== REQUIRED WORK ==
Make an exact copy of the records, dropping all pictures.

== RECORDS PROVIDED ==
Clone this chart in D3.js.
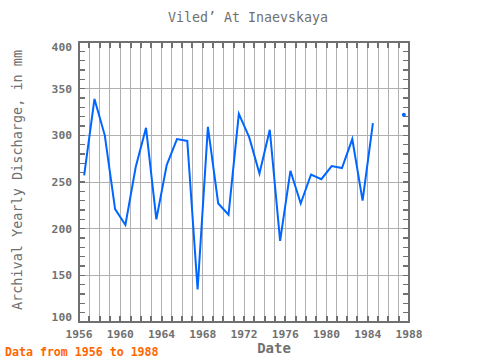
<!DOCTYPE html>
<html><head><meta charset="utf-8">
<script src="https://cdn.jsdelivr.net/npm/d3@7/dist/d3.min.js"></script>
<style>body{margin:0;background:#fff}svg{display:block}</style>
</head><body>
<script>
const years = [1956,1957,1958,1959,1960,1961,1962,1963,1964,1965,1966,1967,1968,1969,1970,1971,1972,1973,1974,1975,1976,1977,1978,1979,1980,1981,1982,1983,1984,1985,1986,1987];
const discharge = [257,339,300,221,204,266,308,210,268,296,294,135,309,227,215,323,298,259,306,187,262,227,258,253,267,265,296,230,313,null,null,322];
const xTicks = [1956,1960,1964,1968,1972,1976,1980,1984,1988];
const yTicks = [100,150,200,250,300,350,400];
const titleText = "Viled\u2019 At Inaevskaya";
const yLabel = "Archival Yearly Discharge, in mm";
const xLabel = "Date";
const footer = "Data from 1956 to 1988";

const W = 480, H = 360;
const L = 79, R = 409, T = 42, B = 322;
const font = "'DejaVu Sans Mono', 'Liberation Mono', monospace";
const svg = d3.select("body").append("svg").attr("width", W).attr("height", H);

const x = d3.scaleLinear().domain([1956, 1988]).range([L, R]);
const y = d3.scaleLinear().domain([100, 400]).range([B, T]);

// grid
const g = svg.append("g").attr("shape-rendering", "crispEdges");
g.selectAll(".vg").data(d3.range(1957, 1988)).enter().append("line")
  .attr("x1", d => x(d)).attr("x2", d => x(d)).attr("y1", T).attr("y2", B)
  .attr("stroke", "#b0b0b0").attr("stroke-width", 1);
g.selectAll(".hg").data(yTicks.slice(1, -1)).enter().append("line")
  .attr("x1", L).attr("x2", R).attr("y1", d => y(d)).attr("y2", d => y(d))
  .attr("stroke", "#b0b0b0").attr("stroke-width", 1);

// ticks
const tc = "#707070";
const yearTicks = d3.range(1956, 1989);
g.selectAll(".tt").data(yearTicks).enter().append("line")
  .attr("x1", d => x(d)).attr("x2", d => x(d)).attr("y1", T).attr("y2", T + 6)
  .attr("stroke", tc).attr("stroke-width", 2);
g.selectAll(".bt").data(yearTicks).enter().append("line")
  .attr("x1", d => x(d)).attr("x2", d => x(d)).attr("y1", B).attr("y2", B - 6)
  .attr("stroke", tc).attr("stroke-width", 2);
const minorY = d3.range(100, 401, 10);
g.selectAll(".lt").data(minorY).enter().append("line")
  .attr("x1", L).attr("x2", L + 6).attr("y1", d => y(d)).attr("y2", d => y(d))
  .attr("stroke", tc).attr("stroke-width", 1.5);
g.selectAll(".rt").data(minorY).enter().append("line")
  .attr("x1", R).attr("x2", R - 6).attr("y1", d => y(d)).attr("y2", d => y(d))
  .attr("stroke", tc).attr("stroke-width", 1.5);

// frame
g.append("rect").attr("x", L).attr("y", T).attr("width", R - L).attr("height", B - T)
  .attr("fill", "none").attr("stroke", tc).attr("stroke-width", 2);

// data line
const pts = years.map((yr, i) => ({yr, v: discharge[i]}));
const line = d3.line().defined(d => d.v !== null).x(d => x(d.yr + 0.5)).y(d => y(d.v));
svg.append("path").datum(pts).attr("d", line)
  .attr("fill", "none").attr("stroke", "#0066ff").attr("stroke-width", 2);
// isolated points
const iso = pts.filter((d, i) => d.v !== null && (i === 0 || pts[i-1].v === null) && (i === pts.length-1 || pts[i+1].v === null));
svg.selectAll(".dot").data(iso).enter().append("circle")
  .attr("cx", d => x(d.yr + 0.5)).attr("cy", d => y(d.v)).attr("r", 2)
  .attr("fill", "#0066ff");

// axis labels
svg.selectAll(".xl").data(xTicks).enter().append("text")
  .attr("x", d => x(d)).attr("y", B + 16).attr("text-anchor", "middle")
  .attr("font-family", font).attr("font-size", 11.3).attr("font-weight", "bold").attr("fill", "#707070")
  .text(d => d);
svg.selectAll(".yl").data(yTicks).enter().append("text")
  .attr("x", L - 7)
  .attr("y", d => y(d) + 4 + (d === 400 ? 5 : d === 100 ? -5 : 0))
  .attr("text-anchor", "end")
  .attr("font-family", font).attr("font-size", 11.3).attr("font-weight", "bold").attr("fill", "#707070")
  .text(d => d);

svg.append("text").attr("x", 248).attr("y", 22).attr("text-anchor", "middle")
  .attr("font-family", font).attr("font-size", 13.3).attr("fill", "#707070").text(titleText);
svg.append("text").attr("transform", "translate(22,180) rotate(-90)").attr("text-anchor", "middle")
  .attr("font-family", font).attr("font-size", 13.5).attr("fill", "#707070").text(yLabel);
svg.append("text").attr("x", 274).attr("y", 353).attr("text-anchor", "middle")
  .attr("font-family", font).attr("font-size", 14).attr("font-weight", "bold").attr("fill", "#707070").text(xLabel);
svg.append("text").attr("x", 5).attr("y", 356)
  .attr("font-family", font).attr("font-size", 11.6).attr("font-weight", "bold").attr("fill", "#ff6600").text(footer);
</script>
</body></html>
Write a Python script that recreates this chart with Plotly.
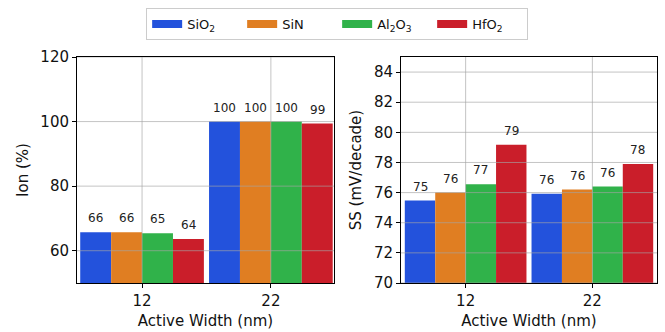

== RESPONSE FOR THIS EXERCISE ==
Clone this chart in D3.js.
<!DOCTYPE html>
<html><head><meta charset="utf-8">
<script src="https://cdn.jsdelivr.net/npm/d3@7/dist/d3.min.js"></script>
<style>body{margin:0;background:#fff}svg{display:block}</style>
</head><body>
<script>
const years = [1956,1957,1958,1959,1960,1961,1962,1963,1964,1965,1966,1967,1968,1969,1970,1971,1972,1973,1974,1975,1976,1977,1978,1979,1980,1981,1982,1983,1984,1985,1986,1987];
const discharge = [257,339,300,221,204,266,308,210,268,296,294,135,309,227,215,323,298,259,306,187,262,227,258,253,267,265,296,230,313,null,null,322];
const xTicks = [1956,1960,1964,1968,1972,1976,1980,1984,1988];
const yTicks = [100,150,200,250,300,350,400];
const titleText = "Viled\u2019 At Inaevskaya";
const yLabel = "Archival Yearly Discharge, in mm";
const xLabel = "Date";
const footer = "Data from 1956 to 1988";

const W = 480, H = 360;
const L = 79, R = 409, T = 42, B = 322;
const font = "'DejaVu Sans Mono', 'Liberation Mono', monospace";
const svg = d3.select("body").append("svg").attr("width", W).attr("height", H);

const x = d3.scaleLinear().domain([1956, 1988]).range([L, R]);
const y = d3.scaleLinear().domain([100, 400]).range([B, T]);

// grid
const g = svg.append("g").attr("shape-rendering", "crispEdges");
g.selectAll(".vg").data(d3.range(1957, 1988)).enter().append("line")
  .attr("x1", d => x(d)).attr("x2", d => x(d)).attr("y1", T).attr("y2", B)
  .attr("stroke", "#b0b0b0").attr("stroke-width", 1);
g.selectAll(".hg").data(yTicks.slice(1, -1)).enter().append("line")
  .attr("x1", L).attr("x2", R).attr("y1", d => y(d)).attr("y2", d => y(d))
  .attr("stroke", "#b0b0b0").attr("stroke-width", 1);

// ticks
const tc = "#707070";
const yearTicks = d3.range(1956, 1989);
g.selectAll(".tt").data(yearTicks).enter().append("line")
  .attr("x1", d => x(d)).attr("x2", d => x(d)).attr("y1", T).attr("y2", T + 6)
  .attr("stroke", tc).attr("stroke-width", 2);
g.selectAll(".bt").data(yearTicks).enter().append("line")
  .attr("x1", d => x(d)).attr("x2", d => x(d)).attr("y1", B).attr("y2", B - 6)
  .attr("stroke", tc).attr("stroke-width", 2);
const minorY = d3.range(100, 401, 10);
g.selectAll(".lt").data(minorY).enter().append("line")
  .attr("x1", L).attr("x2", L + 6).attr("y1", d => y(d)).attr("y2", d => y(d))
  .attr("stroke", tc).attr("stroke-width", 1.5);
g.selectAll(".rt").data(minorY).enter().append("line")
  .attr("x1", R).attr("x2", R - 6).attr("y1", d => y(d)).attr("y2", d => y(d))
  .attr("stroke", tc).attr("stroke-width", 1.5);

// frame
g.append("rect").attr("x", L).attr("y", T).attr("width", R - L).attr("height", B - T)
  .attr("fill", "none").attr("stroke", tc).attr("stroke-width", 2);

// data line
const pts = years.map((yr, i) => ({yr, v: discharge[i]}));
const line = d3.line().defined(d => d.v !== null).x(d => x(d.yr + 0.5)).y(d => y(d.v));
svg.append("path").datum(pts).attr("d", line)
  .attr("fill", "none").attr("stroke", "#0066ff").attr("stroke-width", 2);
// isolated points
const iso = pts.filter((d, i) => d.v !== null && (i === 0 || pts[i-1].v === null) && (i === pts.length-1 || pts[i+1].v === null));
svg.selectAll(".dot").data(iso).enter().append("circle")
  .attr("cx", d => x(d.yr + 0.5)).attr("cy", d => y(d.v)).attr("r", 2)
  .attr("fill", "#0066ff");

// axis labels
svg.selectAll(".xl").data(xTicks).enter().append("text")
  .attr("x", d => x(d)).attr("y", B + 16).attr("text-anchor", "middle")
  .attr("font-family", font).attr("font-size", 11.3).attr("font-weight", "bold").attr("fill", "#707070")
  .text(d => d);
svg.selectAll(".yl").data(yTicks).enter().append("text")
  .attr("x", L - 7)
  .attr("y", d => y(d) + 4 + (d === 400 ? 5 : d === 100 ? -5 : 0))
  .attr("text-anchor", "end")
  .attr("font-family", font).attr("font-size", 11.3).attr("font-weight", "bold").attr("fill", "#707070")
  .text(d => d);

svg.append("text").attr("x", 248).attr("y", 22).attr("text-anchor", "middle")
  .attr("font-family", font).attr("font-size", 13.3).attr("fill", "#707070").text(titleText);
svg.append("text").attr("transform", "translate(22,180) rotate(-90)").attr("text-anchor", "middle")
  .attr("font-family", font).attr("font-size", 13.5).attr("fill", "#707070").text(yLabel);
svg.append("text").attr("x", 274).attr("y", 353).attr("text-anchor", "middle")
  .attr("font-family", font).attr("font-size", 14).attr("font-weight", "bold").attr("fill", "#707070").text(xLabel);
svg.append("text").attr("x", 5).attr("y", 356)
  .attr("font-family", font).attr("font-size", 11.6).attr("font-weight", "bold").attr("fill", "#ff6600").text(footer);
</script>
</body></html>
Write a Python script that recreates this chart with Plotly.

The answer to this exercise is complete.